> **SET TASK**:
Reproduce every line of the material below, but drop the pictures.

> **INFORMATION SUPPLIED**:
•••••
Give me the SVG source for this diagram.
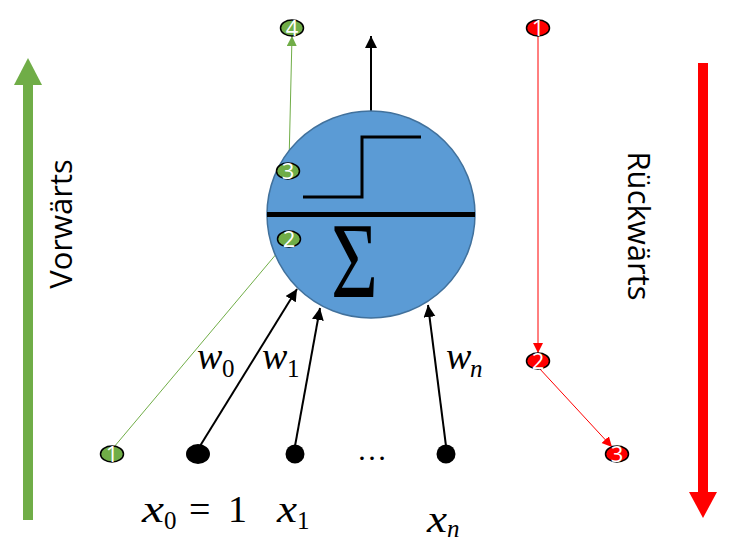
<svg xmlns="http://www.w3.org/2000/svg" width="731" height="547" viewBox="0 0 731 547">
<style>
.num{font-family:"Open Sans","Liberation Sans",sans-serif;font-size:22px;fill:#fff;text-anchor:middle}
.gn{fill:#70AD47;stroke:#000;stroke-width:1.5}
.rn{fill:#FF0000;stroke:#000;stroke-width:1.5}
.m{font-family:"Liberation Serif","DejaVu Serif",serif;font-style:italic;font-size:38px;fill:#000}
.up{font-family:"Liberation Serif","DejaVu Serif",serif;font-style:normal;fill:#000}
.sub{font-size:25px}
.lbl{font-family:"Open Sans","Liberation Sans",sans-serif;font-size:31px;fill:#000;text-anchor:middle}
.blk{stroke:#000;stroke-width:2;fill:none}
.grn{stroke:#70AD47;stroke-width:1;fill:none}
.red{stroke:#FF0000;stroke-width:1;fill:none}
</style>
<defs>
<marker id="ab" markerUnits="userSpaceOnUse" markerWidth="14" markerHeight="14" refX="12" refY="6" orient="auto"><path d="M0,0 L12,6 L0,12 z" fill="#000"/></marker>
<marker id="ag" markerUnits="userSpaceOnUse" markerWidth="12" markerHeight="12" refX="10" refY="5" orient="auto"><path d="M0,0 L10,5 L0,10 z" fill="#70AD47"/></marker>
<marker id="ar" markerUnits="userSpaceOnUse" markerWidth="12" markerHeight="12" refX="10" refY="5" orient="auto"><path d="M0,0 L10,5 L0,10 z" fill="#FF0000"/></marker>
</defs>

<g id="forward-arrow">
<rect x="23" y="84" width="10" height="436" fill="#70AD47"/>
<path d="M14,85 L28,58 L42,85 z" fill="#70AD47"/>
<text class="lbl" x="72" y="224" transform="rotate(-90 72 224)">Vorwärts</text>
</g>

<g id="backward-arrow">
<rect x="698" y="63" width="10" height="430" fill="#FF0000"/>
<path d="M689,492 L703,518 L717,492 z" fill="#FF0000"/>
<text class="lbl" x="628" y="226" transform="rotate(90 628 226)">Rückwärts</text>
</g>

<g id="connectors">
<line class="blk" x1="371" y1="111" x2="371" y2="36" marker-end="url(#ab)"/>
<line class="blk" x1="200" y1="446" x2="297" y2="289" marker-end="url(#ab)"/>
<line class="blk" x1="295" y1="446" x2="320" y2="308" marker-end="url(#ab)"/>
<line class="blk" x1="446" y1="446" x2="428" y2="305" marker-end="url(#ab)"/>
<line class="grn" x1="114" y1="447" x2="283" y2="246" marker-end="url(#ag)"/>
<line class="grn" x1="289" y1="232" x2="289" y2="179" marker-end="url(#ag)"/>
<line class="grn" x1="289" y1="163" x2="292" y2="36" marker-end="url(#ag)"/>
<line class="red" x1="538" y1="36" x2="538" y2="353" marker-end="url(#ar)"/>
<line class="red" x1="539" y1="368" x2="612" y2="447" marker-end="url(#ar)"/>
</g>

<g id="neuron">
<ellipse cx="371" cy="214.5" rx="104" ry="103.5" fill="#5B9BD5" stroke="#41719C" stroke-width="1.5"/>
<line x1="267" y1="214.5" x2="475" y2="214.5" stroke="#000" stroke-width="5"/>
<polyline points="303,197 362,197 362,137 421,137" fill="none" stroke="#000" stroke-width="3"/>
<text x="331" y="297" font-family="Liberation Serif,DejaVu Serif,serif" font-size="108" textLength="47" lengthAdjust="spacingAndGlyphs" fill="#000">Σ</text>
</g>

<g id="g1"><ellipse class="gn" cx="112" cy="454" rx="11.5" ry="8"/><text class="num" x="112" y="462">1</text></g>
<g id="g2"><ellipse class="gn" cx="289" cy="239" rx="11.5" ry="8"/><text class="num" x="289" y="247">2</text></g>
<g id="g3"><ellipse class="gn" cx="288" cy="171" rx="11.5" ry="8"/><text class="num" x="288" y="179">3</text></g>
<g id="g4"><ellipse class="gn" cx="292" cy="28" rx="11.5" ry="8"/><text class="num" x="292" y="36">4</text></g>

<g id="r1"><ellipse class="rn" cx="538" cy="28" rx="11.5" ry="8"/><text class="num" x="538" y="36">1</text></g>
<g id="r2"><ellipse class="rn" cx="538" cy="361" rx="11.5" ry="8"/><text class="num" x="538" y="369">2</text></g>
<g id="r3"><ellipse class="rn" cx="617" cy="454" rx="11.5" ry="8"/><text class="num" x="617" y="462">3</text></g>

<g id="x0"><ellipse cx="198" cy="454" rx="12" ry="10" fill="#000"/></g>
<g id="x1"><circle cx="295" cy="454" r="9.5" fill="#000"/></g>
<g id="xn"><circle cx="446" cy="454" r="9.5" fill="#000"/></g>
<text id="dots" x="372" y="460" font-family="Liberation Serif,serif" font-size="30" text-anchor="middle">…</text>

<g id="labels">
<text class="m" x="197" y="369">w</text><text class="up sub" x="222" y="377">0</text>
<text class="m" x="262" y="369">w</text><text class="up sub" x="287" y="377">1</text>
<text class="m" x="446" y="369">w</text><text class="m sub" x="470" y="377">n</text>
<text class="m" x="142" y="522" textLength="22" lengthAdjust="spacingAndGlyphs">x</text><text class="up sub" x="164" y="529">0</text>
<text class="up" x="189" y="522" font-size="38">=</text>
<text class="up" x="228" y="522" font-size="38">1</text>
<text class="m" x="277" y="522" textLength="20" lengthAdjust="spacingAndGlyphs">x</text><text class="up sub" x="297" y="529">1</text>
<text class="m" x="427" y="532" textLength="20" lengthAdjust="spacingAndGlyphs">x</text><text class="m sub" x="447" y="537">n</text>
</g>
</svg>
•••••
> **WORKED SOLUTION**:
Give me the SVG source for this diagram.
<svg xmlns="http://www.w3.org/2000/svg" width="731" height="547" viewBox="0 0 731 547">
<style>
.num{font-family:"Open Sans","Liberation Sans",sans-serif;font-size:22px;fill:#fff;text-anchor:middle}
.gn{fill:#70AD47;stroke:#000;stroke-width:1.5}
.rn{fill:#FF0000;stroke:#000;stroke-width:1.5}
.m{font-family:"Liberation Serif","DejaVu Serif",serif;font-style:italic;font-size:38px;fill:#000}
.up{font-family:"Liberation Serif","DejaVu Serif",serif;font-style:normal;fill:#000}
.sub{font-size:25px}
.lbl{font-family:"Open Sans","Liberation Sans",sans-serif;font-size:31px;fill:#000;text-anchor:middle}
.blk{stroke:#000;stroke-width:2;fill:none}
.grn{stroke:#70AD47;stroke-width:1;fill:none}
.red{stroke:#FF0000;stroke-width:1;fill:none}
</style>
<defs>
<marker id="ab" markerUnits="userSpaceOnUse" markerWidth="14" markerHeight="14" refX="12" refY="6" orient="auto"><path d="M0,0 L12,6 L0,12 z" fill="#000"/></marker>
<marker id="ag" markerUnits="userSpaceOnUse" markerWidth="12" markerHeight="12" refX="10" refY="5" orient="auto"><path d="M0,0 L10,5 L0,10 z" fill="#70AD47"/></marker>
<marker id="ar" markerUnits="userSpaceOnUse" markerWidth="12" markerHeight="12" refX="10" refY="5" orient="auto"><path d="M0,0 L10,5 L0,10 z" fill="#FF0000"/></marker>
</defs>

<g id="forward-arrow">
<rect x="23" y="84" width="10" height="436" fill="#70AD47"/>
<path d="M14,85 L28,58 L42,85 z" fill="#70AD47"/>
<text class="lbl" x="72" y="224" transform="rotate(-90 72 224)">Vorwärts</text>
</g>

<g id="backward-arrow">
<rect x="698" y="63" width="10" height="430" fill="#FF0000"/>
<path d="M689,492 L703,518 L717,492 z" fill="#FF0000"/>
<text class="lbl" x="628" y="226" transform="rotate(90 628 226)">Rückwärts</text>
</g>

<g id="connectors">
<line class="blk" x1="371" y1="111" x2="371" y2="36" marker-end="url(#ab)"/>
<line class="blk" x1="200" y1="446" x2="297" y2="289" marker-end="url(#ab)"/>
<line class="blk" x1="295" y1="446" x2="320" y2="308" marker-end="url(#ab)"/>
<line class="blk" x1="446" y1="446" x2="428" y2="305" marker-end="url(#ab)"/>
<line class="grn" x1="114" y1="447" x2="283" y2="246" marker-end="url(#ag)"/>
<line class="grn" x1="289" y1="232" x2="289" y2="179" marker-end="url(#ag)"/>
<line class="grn" x1="289" y1="163" x2="292" y2="36" marker-end="url(#ag)"/>
<line class="red" x1="538" y1="36" x2="538" y2="353" marker-end="url(#ar)"/>
<line class="red" x1="539" y1="368" x2="612" y2="447" marker-end="url(#ar)"/>
</g>

<g id="neuron">
<ellipse cx="371" cy="214.5" rx="104" ry="103.5" fill="#5B9BD5" stroke="#41719C" stroke-width="1.5"/>
<line x1="267" y1="214.5" x2="475" y2="214.5" stroke="#000" stroke-width="5"/>
<polyline points="303,197 362,197 362,137 421,137" fill="none" stroke="#000" stroke-width="3"/>
<text x="331" y="297" font-family="Liberation Serif,DejaVu Serif,serif" font-size="108" textLength="47" lengthAdjust="spacingAndGlyphs" fill="#000">Σ</text>
</g>

<g id="g1"><ellipse class="gn" cx="112" cy="454" rx="11.5" ry="8"/><text class="num" x="112" y="462">1</text></g>
<g id="g2"><ellipse class="gn" cx="289" cy="239" rx="11.5" ry="8"/><text class="num" x="289" y="247">2</text></g>
<g id="g3"><ellipse class="gn" cx="288" cy="171" rx="11.5" ry="8"/><text class="num" x="288" y="179">3</text></g>
<g id="g4"><ellipse class="gn" cx="292" cy="28" rx="11.5" ry="8"/><text class="num" x="292" y="36">4</text></g>

<g id="r1"><ellipse class="rn" cx="538" cy="28" rx="11.5" ry="8"/><text class="num" x="538" y="36">1</text></g>
<g id="r2"><ellipse class="rn" cx="538" cy="361" rx="11.5" ry="8"/><text class="num" x="538" y="369">2</text></g>
<g id="r3"><ellipse class="rn" cx="617" cy="454" rx="11.5" ry="8"/><text class="num" x="617" y="462">3</text></g>

<g id="x0"><ellipse cx="198" cy="454" rx="12" ry="10" fill="#000"/></g>
<g id="x1"><circle cx="295" cy="454" r="9.5" fill="#000"/></g>
<g id="xn"><circle cx="446" cy="454" r="9.5" fill="#000"/></g>
<text id="dots" x="372" y="460" font-family="Liberation Serif,serif" font-size="30" text-anchor="middle">…</text>

<g id="labels">
<text class="m" x="197" y="369">w</text><text class="up sub" x="222" y="377">0</text>
<text class="m" x="262" y="369">w</text><text class="up sub" x="287" y="377">1</text>
<text class="m" x="446" y="369">w</text><text class="m sub" x="470" y="377">n</text>
<text class="m" x="142" y="522" textLength="22" lengthAdjust="spacingAndGlyphs">x</text><text class="up sub" x="164" y="529">0</text>
<text class="up" x="189" y="522" font-size="38">=</text>
<text class="up" x="228" y="522" font-size="38">1</text>
<text class="m" x="277" y="522" textLength="20" lengthAdjust="spacingAndGlyphs">x</text><text class="up sub" x="297" y="529">1</text>
<text class="m" x="427" y="532" textLength="20" lengthAdjust="spacingAndGlyphs">x</text><text class="m sub" x="447" y="537">n</text>
</g>
</svg>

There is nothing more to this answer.